Lire aussi notre critique de The Sisters Brothers.

John C. Reilly a su, en 30 ans d’un parcours entamé en 1989 devant la caméra de Brian De Palma pour Outrages, ciseler l’un des profils les plus éclectiques du cinéma américain. Alignant les rôles de composition pour les Paul Thomas Anderson (Hard Eight, Boogie Nights, Magnolia), Terrence Malick (The Thin Red Line), Martin Scorsese (Gangs of New York, The Aviator) et autre Robert Altman (A Prairie Home Companion), le comédien chicagolais s’est aussi multiplié sur le terrain de la comédie tendance iconoclaste, fréquentée de Walk Hard à Step Brothers, et l’on en oublie.

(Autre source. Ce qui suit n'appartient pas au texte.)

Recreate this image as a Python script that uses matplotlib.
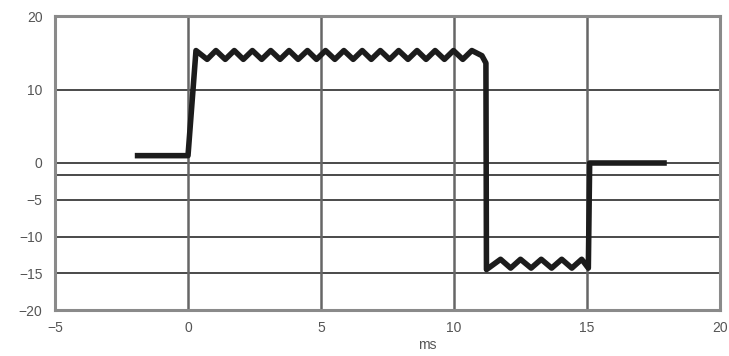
import matplotlib.pyplot as plt

# values (ms, signal)
pre_t = [-2.0, 0.0, 0.3]
pre_v = [1.0, 1.0, 15.3]

# top ripple: troughs and peaks
top_trough_t = [0.72, 1.40, 2.08, 2.77, 3.46, 4.14, 4.83, 5.52, 6.21, 6.89, 7.58, 8.27, 8.95, 9.64, 10.33]
top_peak_t = [1.05, 1.74, 2.42, 3.11, 3.80, 4.49, 5.17, 5.86, 6.55, 7.23, 7.92, 8.61, 9.29, 9.98, 10.67]
top_trough_v = 14.1
top_peak_v = 15.3

# fall edge
fall_t = [11.05, 11.2, 11.22]
fall_v = [14.6, 13.6, -14.5]

# bottom ripple
bot_peak_t = [11.75, 12.5, 13.28, 14.05, 14.8]
bot_trough_t = [12.13, 12.9, 13.67, 14.43, 15.05]
bot_peak_v = -13.1
bot_trough_v = -14.3

# rise back and tail
post_t = [15.1, 18.0]
post_v = [0.0, 0.0]

x_ticks = [-5, 0, 5, 10, 15, 20]
y_ticks = [20, 10, 0, -5, -10, -15, -20]
y_grid = [10, 0, -1.6, -5, -10, -15]
x_grid = [0, 5, 10, 15]

# stitch the trace together
t = list(pre_t)
v = list(pre_v)
for a, b in zip(top_trough_t, top_peak_t):
    t += [a, b]
    v += [top_trough_v, top_peak_v]
t += fall_t
v += fall_v
for a, b in zip(bot_peak_t, bot_trough_t):
    t += [a, b]
    v += [bot_peak_v, bot_trough_v]
t += post_t
v += post_v

plt.rcParams['font.family'] = ['Liberation Sans', 'DejaVu Sans']

fig = plt.figure(figsize=(7.29, 3.56), dpi=100)
ax = fig.add_axes([55 / 729, 1 - 310 / 356, 665 / 729, 294 / 356])

# grid
for g in y_grid:
    ax.axhline(g, color='#4a4a4a', lw=1.4, zorder=1)
for g in x_grid:
    ax.axvline(g, color='#666666', lw=1.8, zorder=1)

ax.plot(t, v, color='#1c1c1c', lw=4.0, solid_joinstyle='round',
        solid_capstyle='butt', zorder=3)

ax.set_xlim(-5, 20)
ax.set_ylim(-20, 20)
ax.set_xticks(x_ticks)
ax.set_yticks(y_ticks)
ax.tick_params(length=0, labelsize=10, labelcolor='#555555')
ax.tick_params(axis='y', pad=9)
ax.tick_params(axis='x', pad=8)

for s in ax.spines.values():
    s.set_color('#8a8a8a')
    s.set_linewidth(2.2)

ax.set_xlabel('ms', fontsize=10, color='#555555')
ax.xaxis.label.set_va('center')
ax.xaxis.set_label_coords(0.56, -0.119)

fig.savefig('out.png', dpi=100)
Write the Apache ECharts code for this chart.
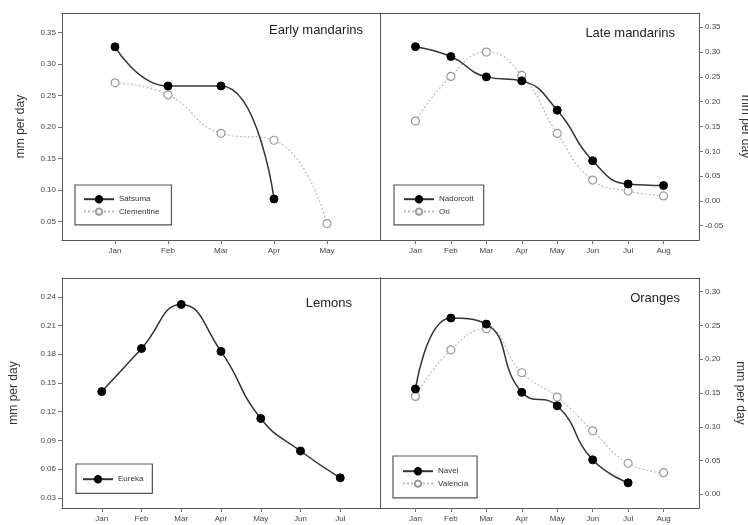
<!DOCTYPE html>
<html><head><meta charset="utf-8">
<script src="https://cdn.jsdelivr.net/npm/echarts@6/dist/echarts.min.js"></script>
<style>html,body{margin:0;padding:0;background:#fff}#c{width:748px;height:525px}</style>
</head><body><div id="c"></div>
<script>
// ---- data ----
const monthsEarly = ['Jan','Feb','Mar','Apr','May'];
const monthsLate = ['Jan','Feb','Mar','Apr','May','Jun','Jul','Aug'];
const monthsLemons = ['Jan','Feb','Mar','Apr','May','Jun','Jul'];
const monthsOranges = ['Jan','Feb','Mar','Apr','May','Jun','Jul','Aug'];

const satsuma = [0.327, 0.265, 0.265, 0.086];
const clementine = [0.270, 0.251, 0.190, 0.179, 0.047];
const nadorcott = [0.311, 0.291, 0.250, 0.242, 0.183, 0.081, 0.034, 0.031];
const ori = [0.161, 0.251, 0.300, 0.253, 0.136, 0.042, 0.020, 0.010];
const eureka = [0.141, 0.186, 0.232, 0.183, 0.113, 0.079, 0.051];
const navel = [0.156, 0.261, 0.252, 0.151, 0.131, 0.051, 0.017];
const valencia = [0.145, 0.214, 0.245, 0.180, 0.144, 0.094, 0.046, 0.032];

const yTicksEarly = [0.05, 0.10, 0.15, 0.20, 0.25, 0.30, 0.35];
const yTicksLate = [-0.05, 0.00, 0.05, 0.10, 0.15, 0.20, 0.25, 0.30, 0.35];
const yTicksLemons = [0.03, 0.06, 0.09, 0.12, 0.15, 0.18, 0.21, 0.24];
const yTicksOranges = [0.00, 0.05, 0.10, 0.15, 0.20, 0.25, 0.30];

const panelTitles = ['Early mandarins', 'Late mandarins', 'Lemons', 'Oranges'];
const yName = 'mm per day';

// ---- build ----
const FONT = 'Liberation Sans, Arial, sans-serif';
const toPts = arr => arr.map((v, i) => [i + 1, v]);
const idx = n => Array.from({length: n}, (_, i) => i + 1);
const LINE = '#555';

function xAxis(gi, months) {
  return {
    type: 'value', gridIndex: gi, min: 0, max: months.length + 1, position: 'bottom',
    axisLine: {show: true, onZero: false, lineStyle: {color: LINE, width: 1}}, splitLine: {show: false},
    axisTick: {show: true, customValues: idx(months.length), length: 4, lineStyle: {color: '#777'}},
    axisLabel: {customValues: idx(months.length), formatter: v => months[v - 1] || '',
      fontSize: 8, color: '#444', fontFamily: FONT, margin: 7}
  };
}
function yAxis(gi, ticks, min, max, pos, gap) {
  return {
    type: 'value', gridIndex: gi, min: min, max: max, position: pos,
    axisLine: {show: true, onZero: false, lineStyle: {color: LINE, width: 1}}, splitLine: {show: false},
    axisTick: {show: true, customValues: ticks, length: 4, lineStyle: {color: '#777'}},
    axisLabel: {customValues: ticks, formatter: v => v.toFixed(2), fontSize: 8, color: '#444', fontFamily: FONT, margin: 6},
    name: yName, nameLocation: 'middle', nameGap: gap, nameRotate: pos === 'left' ? 90 : -90,
    nameTextStyle: {fontSize: 12, color: '#333', fontFamily: FONT}
  };
}
// companion axes that draw the opposite frame sides
function xTop(gi, months) {
  return {type: 'value', gridIndex: gi, min: 0, max: months.length + 1, position: 'top',
    axisLine: {show: true, onZero: false, lineStyle: {color: LINE, width: 1}},
    axisTick: {show: false}, axisLabel: {show: false}, splitLine: {show: false}};
}
function ySide(gi, min, max, pos) {
  return {type: 'value', gridIndex: gi, min: min, max: max, position: pos,
    axisLine: {show: true, onZero: false, lineStyle: {color: LINE, width: 1}},
    axisTick: {show: false}, axisLabel: {show: false}, splitLine: {show: false}};
}
function filled(name, data, gi) {
  return {name: name, type: 'line', xAxisIndex: gi, yAxisIndex: gi, data: toPts(data), smooth: 0.5,
    symbol: 'circle', symbolSize: 8, showSymbol: true,
    itemStyle: {color: '#000', borderColor: '#000', borderWidth: 1},
    lineStyle: {color: '#333', width: 1.5}, z: 3};
}
function open(name, data, gi) {
  return {name: name, type: 'line', xAxisIndex: gi, yAxisIndex: gi, data: toPts(data), smooth: 0.5,
    symbol: 'circle', symbolSize: 8, showSymbol: true,
    itemStyle: {color: '#fff', borderColor: '#999', borderWidth: 1.2},
    lineStyle: {color: '#bbb', width: 1.2, type: [2, 2]}, z: 2};
}
function legend(names, left, top, pad) {
  return {data: names, left: left, top: top, orient: 'vertical', itemWidth: 30, itemHeight: 8, itemGap: 4,
    padding: pad, borderColor: '#555', borderWidth: 1.2, borderRadius: 0, backgroundColor: '#fff',
    textStyle: {fontSize: 8, color: '#333', fontFamily: FONT}, selectedMode: false};
}
function title(text, right, top) {
  return {text: text, right: right, top: top,
    textStyle: {fontSize: 13, fontWeight: 'normal', color: '#222', fontFamily: FONT}};
}

const gridStyle = {show: false, containLabel: false, outerBoundsMode: 'none'};
const option = {
  animation: false,
  backgroundColor: '#fff',
  title: [
    title(panelTitles[0], 748 - 368, 19),
    title(panelTitles[1], 748 - 680, 22),
    title(panelTitles[2], 748 - 357, 292),
    title(panelTitles[3], 748 - 685, 287)
  ],
  grid: [
    Object.assign({left: 62, width: 318, top: 13, height: 227}, gridStyle),
    Object.assign({left: 380, width: 319, top: 13, height: 227}, gridStyle),
    Object.assign({left: 62, width: 318, top: 278, height: 230}, gridStyle),
    Object.assign({left: 380, width: 319, top: 278, height: 230}, gridStyle)
  ],
  xAxis: [xAxis(0, monthsEarly), xAxis(1, monthsLate), xAxis(2, monthsLemons), xAxis(3, monthsOranges),
          xTop(0, monthsEarly), xTop(1, monthsLate), xTop(2, monthsLemons), xTop(3, monthsOranges)],
  yAxis: [
    yAxis(0, yTicksEarly, 0.021, 0.3806, 'left', 35),
    yAxis(1, yTicksLate, -0.0788, 0.3788, 'right', 40),
    yAxis(2, yTicksLemons, 0.0195, 0.2596, 'left', 42),
    yAxis(3, yTicksOranges, -0.0203, 0.3203, 'right', 35),
    ySide(0, 0.021, 0.3806, 'right'),
    ySide(1, -0.0788, 0.3788, 'left'),
    ySide(2, 0.0195, 0.2596, 'right'),
    ySide(3, -0.0203, 0.3203, 'left')
  ],
  legend: [
    legend(['Satsuma', 'Clementine'], 75, 185, [10, 12, 9, 8]),
    legend(['Nadorcott', 'Ori'], 394, 185, [10, 10, 9, 9]),
    legend(['Eureka'], 76, 464, [11, 9, 10, 6]),
    legend(['Navel', 'Valencia'], 393, 456, [11, 9, 10, 9])
  ],
  series: [
    filled('Satsuma', satsuma, 0),
    open('Clementine', clementine, 0),
    filled('Nadorcott', nadorcott, 1),
    open('Ori', ori, 1),
    filled('Eureka', eureka, 2),
    filled('Navel', navel, 3),
    open('Valencia', valencia, 3)
  ]
};
const chart = echarts.init(document.getElementById('c'), null, {renderer: 'canvas'});
chart.setOption(option);
</script>
</body></html>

À quoi est venue se greffer, depuis quelques années, une carrière européenne, qui l’a vu tourner avec Matteo Garrone (Tale of Tales), Yorgos Lanthimos (The Lobster) ou, aujourd’hui, Jacques Audiard pour The Sisters Brothers. « Faire des films conséquents en Amérique est devenu de plus en plus difficile, explique-t-il, alors qu’on le rencontre dans le cadre du festival de Gand. La production y est composée à 60 ou 70% de films de super-héros ou d’animation, peu engageants pour quelqu’un de mon âge, avec mon expérience et mes intérêts. Il est devenu extrêmement malaisé d’y tourner des films embrassant les problèmes auxquels nous sommes confrontés en tant qu’individus, et censés nous faire réfléchir ou avoir une certaine pertinence. L’industrie est massivement tournée vers le divertissement, le public aspire à s’évader, et je ne peux pas le blâmer tant le monde dans lequel nous vivons est inquiétant. Mais le cinéma reste pour moi un art vital: nous devons continuer à raconter des histoires ayant du sens, et susceptibles d’accompagner les spectateurs. D’où ma volonté de travailler avec des réalisateurs européens, qui peuvent continuer à faire des films conséquents et à l’échelle humaine, à l’abri des pressions telles qu’on les connaît à Hollywood… »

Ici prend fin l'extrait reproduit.